Kansas Sperm Donor Case Takes Another Dramatic Twist

Less than a week after a Kansas sperm donor was ordered to pay child support for the baby of a lesbian couple, the state notes that one of the women might have deceived the agency. The Kansas Department of Children and Families questioned the validity of the contract between lesbian couple and the sperm donor on Wednesday.

In response to the court filing by the Kansas child support agency, sperm donor William Marotta’s lawyer called the documents “offensive,” according to Fox News. Jennifer Schreiner, Angela Bauer’s partner, reportedly neglected to note that she knew the name or other pertinent details about the sperm donor in her child support application, The Topeka Capital-Journal reports.

Kansas sperm donor William Marotta had this to say about the child support request during a recent interview:

“I have a hunch part of the reason this is going this way is because of people’s feelings toward same-sex couples.”

Marotta also noted that he might have reconsidered answering the Craigslist ad for a sperm donor if he had known such legal drama which might be looming in the future. Marotta also stated that he might be the victim of bias against same-sex parents.
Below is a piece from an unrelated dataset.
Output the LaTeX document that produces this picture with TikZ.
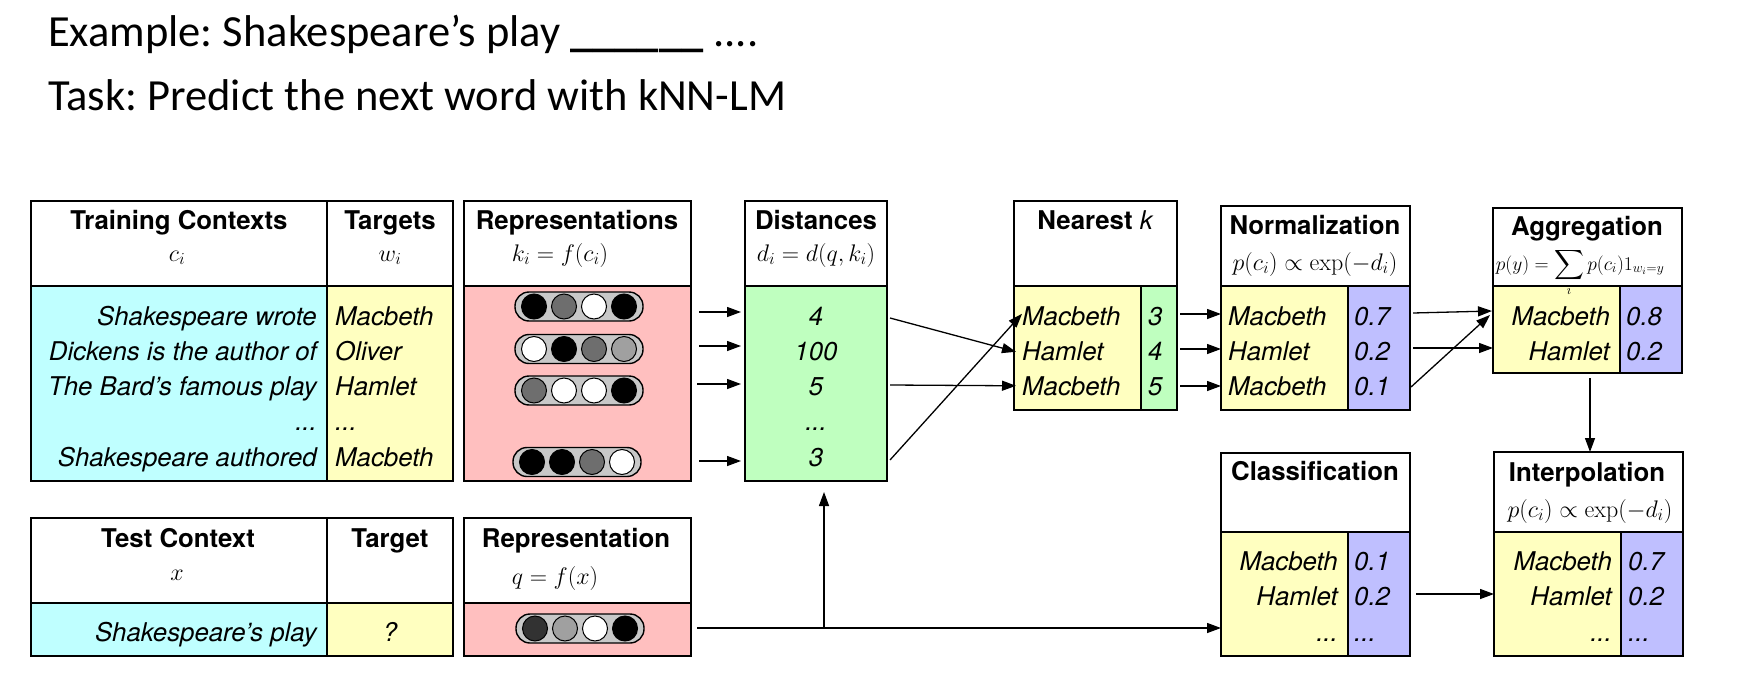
\RequirePackage{fix-cm}
\documentclass[tikz,border=0pt]{standalone}
\usepackage{exscale}
\usepackage[no-math]{fontspec}
\setmainfont{TeX Gyre Heros}
\newfontfamily\titlefont{Carlito}
\usetikzlibrary{arrows.meta}
\definecolor{ccyan}{RGB}{191,255,255}
\definecolor{cyel}{RGB}{255,255,192}
\definecolor{cpink}{RGB}{255,191,191}
\definecolor{cgreen}{RGB}{191,255,191}
\definecolor{cblue}{RGB}{191,191,255}
\definecolor{pillgray}{RGB}{200,200,200}
\definecolor{dgray}{RGB}{110,110,110}
\definecolor{lgray}{RGB}{160,160,160}
\definecolor{vdgray}{RGB}{50,50,50}
\newcommand\cellbox[6]{\node[cell, fill=#6, minimum width={#4-#2}, minimum height={#5-#3}] (#1) at (#2,#3) {};}
\newcommand\pillnode[7]{%
  \node[pillst] (#1) at (#2,#3) {};
  \node[dotst, fill=#4] (#1-1) at ([xshift=-45pt]#1.center) {};
  \node[dotst, fill=#5] (#1-2) at ([xshift=-15pt]#1.center) {};
  \node[dotst, fill=#6] (#1-3) at ([xshift=15pt]#1.center) {};
  \node[dotst, fill=#7] (#1-4) at ([xshift=45pt]#1.center) {};}
\tikzset{
  cell/.style={draw, line width=1.5pt, inner sep=0pt, outer sep=0pt, anchor=north west},
  arr/.style={-{Triangle[length=14pt,width=10pt]}, line width=1.3pt},
  body/.style={font=\fontsize{25.8}{31}\selectfont\itshape, inner sep=0pt},
  tr/.style={body, anchor=base east},
  tl/.style={body, anchor=base west},
  tc/.style={body, anchor=base},
  head/.style={font=\fontsize{25.8}{31}\selectfont\bfseries, inner sep=0pt, anchor=base},
  mth/.style={font=\fontsize{24}{29}\selectfont, inner sep=0pt, anchor=base},
  ttl/.style={font=\titlefont\fontsize{44.5}{54}\selectfont, inner sep=0pt, anchor=base west},
  pillst/.style={draw, line width=1.4pt, fill=pillgray, rounded corners=14pt, minimum width=128pt, minimum height=29pt, inner sep=0pt},
  dotst/.style={draw, line width=1pt, circle, minimum size=25pt, inner sep=0pt}
}
\begin{document}
\frenchspacing
\begin{tikzpicture}[x=1pt,y=-1pt]
\useasboundingbox (0,0) rectangle (1742,677);
% title
\node[ttl] (t1) at (48,47) {Example: Shakespeare’s play \textbf{\_\_\_\_\_\_} ....};
\node[ttl] (t2) at (48,110) {Task: Predict the next word with kNN-LM};
% boxes
\cellbox{trh1}{31}{201}{327}{286}{white}
\cellbox{trh2}{327}{201}{453}{286}{white}
\cellbox{trc}{31}{286}{327}{481}{ccyan}
\cellbox{trt}{327}{286}{453}{481}{cyel}
\cellbox{reph}{464}{201}{691}{286}{white}
\cellbox{repb}{464}{286}{691}{481}{cpink}
\cellbox{disth}{745}{201}{887}{286}{white}
\cellbox{distb}{745}{286}{887}{481}{cgreen}
\cellbox{nkh}{1014}{201}{1177}{286}{white}
\cellbox{nkw}{1014}{286}{1141}{410}{cyel}
\cellbox{nkd}{1141}{286}{1177}{410}{cgreen}
\cellbox{nmh}{1221}{206}{1410}{286}{white}
\cellbox{nmw}{1221}{286}{1348}{410}{cyel}
\cellbox{nmp}{1348}{286}{1410}{410}{cblue}
\cellbox{agh}{1493}{208}{1682}{286}{white}
\cellbox{agw}{1493}{286}{1620}{373}{cyel}
\cellbox{agp}{1620}{286}{1682}{373}{cblue}
\cellbox{clh}{1221}{453}{1410}{532}{white}
\cellbox{clw}{1221}{532}{1348}{656}{cyel}
\cellbox{clp}{1348}{532}{1410}{656}{cblue}
\cellbox{inh}{1494}{452}{1683}{532}{white}
\cellbox{inw}{1494}{532}{1621}{656}{cyel}
\cellbox{inp}{1621}{532}{1683}{656}{cblue}
\cellbox{tch1}{31}{518}{327}{603}{white}
\cellbox{tch2}{327}{518}{453}{603}{white}
\cellbox{tcc}{31}{603}{327}{656}{ccyan}
\cellbox{tct}{327}{603}{453}{656}{cyel}
\cellbox{qh}{464}{518}{691}{603}{white}
\cellbox{qb}{464}{603}{691}{656}{cpink}
% headers
\node[head] (h1) at (179,229) {Training Contexts};
\node[mth] (m1) at (177,261) {$c_i$};
\node[head] (h2) at (390,229) {Targets};
\node[mth] (m2) at (390,261) {$w_i$};
\node[head] (h3) at (577,229) {Representations};
\node[mth] (m3) at (560,261) {$k_i = f(c_i)$};
\node[head] (h4) at (816,229) {Distances};
\node[mth] (m4) at (816,261) {$d_i = d(q,k_i)$};
\node[head] (h5) at (1095,229) {Nearest {\mdseries\itshape k}};
\node[head] (h6) at (1315,234) {Normalization};
\node[mth] (m6) at (1315,270) {$p(c_i) \propto \exp(-d_i)$};
\node[head] (h7) at (1587,235) {Aggregation};
\node[mth, font=\fontsize{19.5}{23}\selectfont] (m7) at (1580,270) {$\displaystyle p(y) = \sum_i p(c_i) 1_{w_i=y}$};
\node[head] (h8) at (1315,480) {Classification};
\node[head] (h9) at (1587,481) {Interpolation};
\node[mth] (m9) at (1590,517) {$p(c_i) \propto \exp(-d_i)$};
\node[head] (h10) at (178,547) {Test Context};
\node[mth] (m10) at (177,580) {$x$};
\node[head] (h11) at (390,547) {Target};
\node[head] (h12) at (576,547) {Representation};
\node[mth] (m12) at (555,584) {$q = f(x)$};
% training rows
\node[tr] (c1) at (317,325) {Shakespeare wrote};
\node[tr] (c2) at (317,360) {Dickens is the author of};
\node[tr] (c3) at (317,395) {The Bard’s famous play};
\node[tr] (c4) at (317,430) {...};
\node[tr] (c5) at (317,466) {Shakespeare authored};
\node[tl] (w1) at (335,325) {Macbeth};
\node[tl] (w2) at (335,360) {Oliver};
\node[tl] (w3) at (335,395) {Hamlet};
\node[tl] (w4) at (335,430) {...};
\node[tl] (w5) at (335,466) {Macbeth};
\pillnode{p1}{579}{306.5}{black}{dgray}{white}{black}
\pillnode{p2}{579}{349}{white}{black}{dgray}{lgray}
\pillnode{p3}{579}{390.5}{dgray}{white}{white}{black}
\pillnode{p5}{577}{462}{black}{black}{dgray}{white}
% distances
\node[tc] (d1) at (816,325) {4};
\node[tc] (d2) at (816,360) {100};
\node[tc] (d3) at (816,395) {5};
\node[tc] (d4) at (816,430) {...};
\node[tc] (d5) at (816,466) {3};
% nearest
\node[tl] (n1) at (1022,325) {Macbeth};
\node[tl] (n2) at (1022,360) {Hamlet};
\node[tl] (n3) at (1022,395) {Macbeth};
\node[tl] (nd1) at (1148,325) {3};
\node[tl] (nd2) at (1148,360) {4};
\node[tl] (nd3) at (1148,395) {5};
% normalization
\node[tl] (o1) at (1228,325) {Macbeth};
\node[tl] (o2) at (1228,360) {Hamlet};
\node[tl] (o3) at (1228,395) {Macbeth};
\node[tl] (op1) at (1354,325) {0.7};
\node[tl] (op2) at (1354,360) {0.2};
\node[tl] (op3) at (1354,395) {0.1};
% aggregation
\node[tr] (g1) at (1610,325) {Macbeth};
\node[tr] (g2) at (1610,360) {Hamlet};
\node[tl] (gp1) at (1626,325) {0.8};
\node[tl] (gp2) at (1626,360) {0.2};
% classification
\node[tr] (k1) at (1338,570) {Macbeth};
\node[tr] (k2) at (1338,605.5) {Hamlet};
\node[tr] (k3) at (1338,641) {...};
\node[tl] (kp1) at (1354,570) {0.1};
\node[tl] (kp2) at (1354,605.5) {0.2};
\node[tl] (kp3) at (1354,641) {...};
% interpolation
\node[tr] (i1) at (1612,570) {Macbeth};
\node[tr] (i2) at (1612,605.5) {Hamlet};
\node[tr] (i3) at (1612,641) {...};
\node[tl] (ip1) at (1628,570) {0.7};
\node[tl] (ip2) at (1628,605.5) {0.2};
\node[tl] (ip3) at (1628,641) {...};
% test row
\node[tr] (x1) at (317,641) {Shakespeare’s play};
\node[tc] (x2) at (390,641) {?};
\pillnode{pq}{580}{628.5}{vdgray}{lgray}{white}{black}
% arrows rep -> distances
\coordinate (a1) at (699,312);
\coordinate (a2) at (699,346);
\coordinate (a3) at (697,384);
\coordinate (a4) at (699,461);
\foreach \a in {a1,a2,a3,a4} \draw[arr, shorten >=4pt] (\a) -- (\a -| distb.west);
% distances -> nearest
\coordinate (b1) at (890,318);
\coordinate (b2) at (890,385);
\coordinate (b3) at (890,460);
\draw[arr] (b1) -- ([xshift=-6pt,yshift=-1pt]n2.west);
\draw[arr] (b2) -- ([xshift=-6pt]n3.west);
\draw[arr] (b3) -- ([yshift=2pt]n1.west);
% nearest -> normalization
\coordinate (e1) at (1180,314);
\coordinate (e2) at (1180,349);
\coordinate (e3) at (1180,386);
\foreach \a in {e1,e2,e3} \draw[arr] (\a) -- (\a -| nmw.west);
% normalization -> aggregation
\coordinate (f1) at (1413,313);
\coordinate (f2) at (1413,348);
\coordinate (f3) at (1411,387);
\coordinate (g1e) at (1492,311);
\coordinate (g3e) at (1490,315);
\draw[arr] (f1) -- (g1e);
\draw[arr] (f2) -- (f2 -| agw.west);
\draw[arr] (f3) -- (g3e);
% aggregation -> interpolation
\coordinate (v1) at (1590,378);
\draw[arr] (v1) -- (v1 |- inh.north);
% classification -> interpolation
\coordinate (u1) at (1416,594);
\draw[arr] (u1) -- (u1 -| inw.west);
% test representation -> classification and distances
\coordinate (q1) at (697,628);
\coordinate (br) at (824,628);
\draw[arr] (q1) -- (q1 -| clw.west);
\draw[arr, shorten >=11pt] (br) -- (br |- distb.south);
\end{tikzpicture}
\end{document}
Jennifer Schreiner and Angela Bauer broke up in 2010, but share parenting duties of their eight children. The children range in age from 3 months to 25 years. In October Marotta, a 46-year-old machinist, received a letter from the Kansas child support agency about child support. Schreiner and Bauer were reportedly ordered to reveal the name of their sperm donor.

The women were reportedly told that taxpayer funded health benefits would be terminated if the information was not forthcoming. Kansas officials reportedly want to have Marotta officially named the baby’s father, which means he would be accountable for the $6,000 in public assistance provided so far and future child support payments.

The child support agency contends that conflicting donor contracts, including one which does not have signatures or dates, might invalidate the document. The child support agency notes that sperm donors only have protection from a paternity test when the semen is provided for use by a licensed doctor.